G.I.G.A.
Member
|
Hello there. Critique time! I'll start with some grammar/spelling mistakes first. quote:
It was a beutiful day in willowshire but this was a cruel joke as the city was in ruins, of it only remained a refugee camp, in this morning a messenger walked trought it, searching for a horse he has been tasked by guardian fortuna to deliver a message to falconreach asking for their help. Now, this whole thing is a run-on sentence. I would suggest fixing it as follows: quote:
It was a beutiful day in willowshire, but this was a cruel joke as the city was in ruins. Of it only remained a refugee camp. This morning a messenger walked trought it, searching for a horse. OR ; he had been tasked by guardian fortuna to deliver a message to falconreach, asking for their help. Next: quote:
It was a beautiful morning, Bosterblader was walking in the woods near falconreach when he found someone, who had all his ropes destroyed was famelic and obiously at the brink of death.

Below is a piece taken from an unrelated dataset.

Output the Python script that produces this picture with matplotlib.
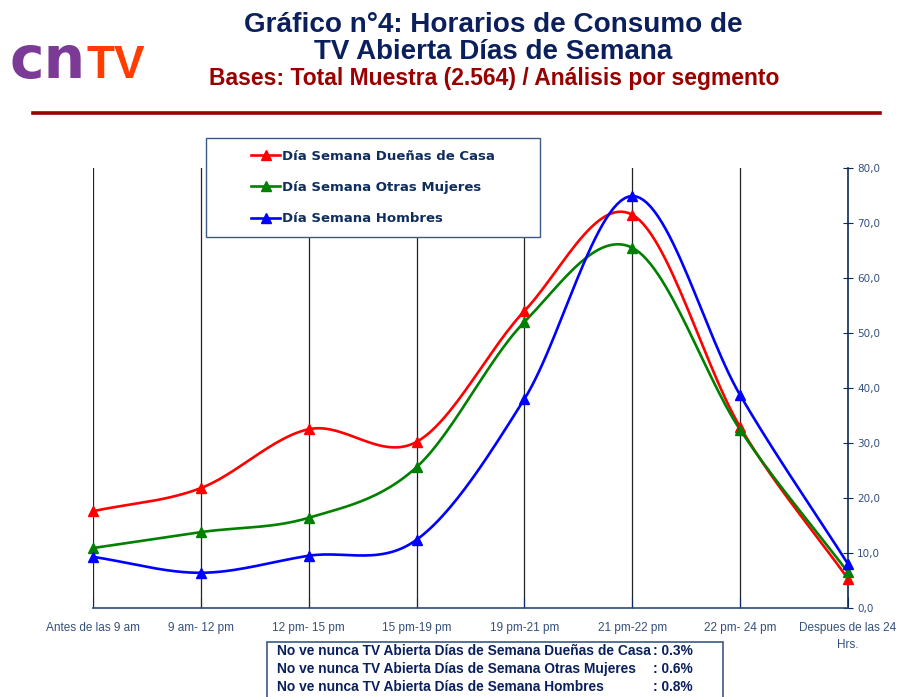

Okay, I honestly have no idea what you said here. Perhaps change the first comma to a period, and be more clear on what you mean by "ropes" and "famelic". quote:
(")There is no time(") (he said,) coughing up blood. (")Please deliver this letter to the guardian tower,(") and with those last words the mysterious man fainted. Fixes in bold. Now, I just skimmed the rest of the chapter, and I've noticed that you use little to no quotation marks. I suggest you read your chapter aloud to yourself; that should catch most of your mistakes. Remember, for dialogue you need quotation marks. Also, for thoughts, I suggest putting them in single quotes and italics, 'Like this.' Now, for stylistic feedback: The main problem so far seems to be that you skip over a lot of details. For example: quote:
He is in good hands, but now I need to deliver this letter, thought Bosterblader. When he delivered the letter to the guardians he was dissmissed with the order to whait for future instructions, so he headed to the inn to rest there. Here, you could perhaps expand a little on the the journey to the guardian tower. Was it a short journey, or a long one? Was it in the same city? Try to answer these questions, yet do it as indirectly as possible. Avoid making your details stock and simple. As I just mentioned rather briefly, try not to make your text stock and simple. This seems to be a problem with your story as of now. Each sentence should flow into the next. As it is now, it seems more like simple stated facts rather than flowing sentences. This could at least be minimally remedied by using transitions and combining sentences. For example, you could combine two related sentences by turning a period into a comma and adding one of the "fanboys" conjunctions (for, and, nor, but, or, yet, so). I can't accurately judge the quality of the plot at this point. I'll wait until a few chapters in to get back to this. Please don't take any of this as me just beating on you. I am not trying to make you feel bad, I am trying to help you improve your writing. Got it all? Good!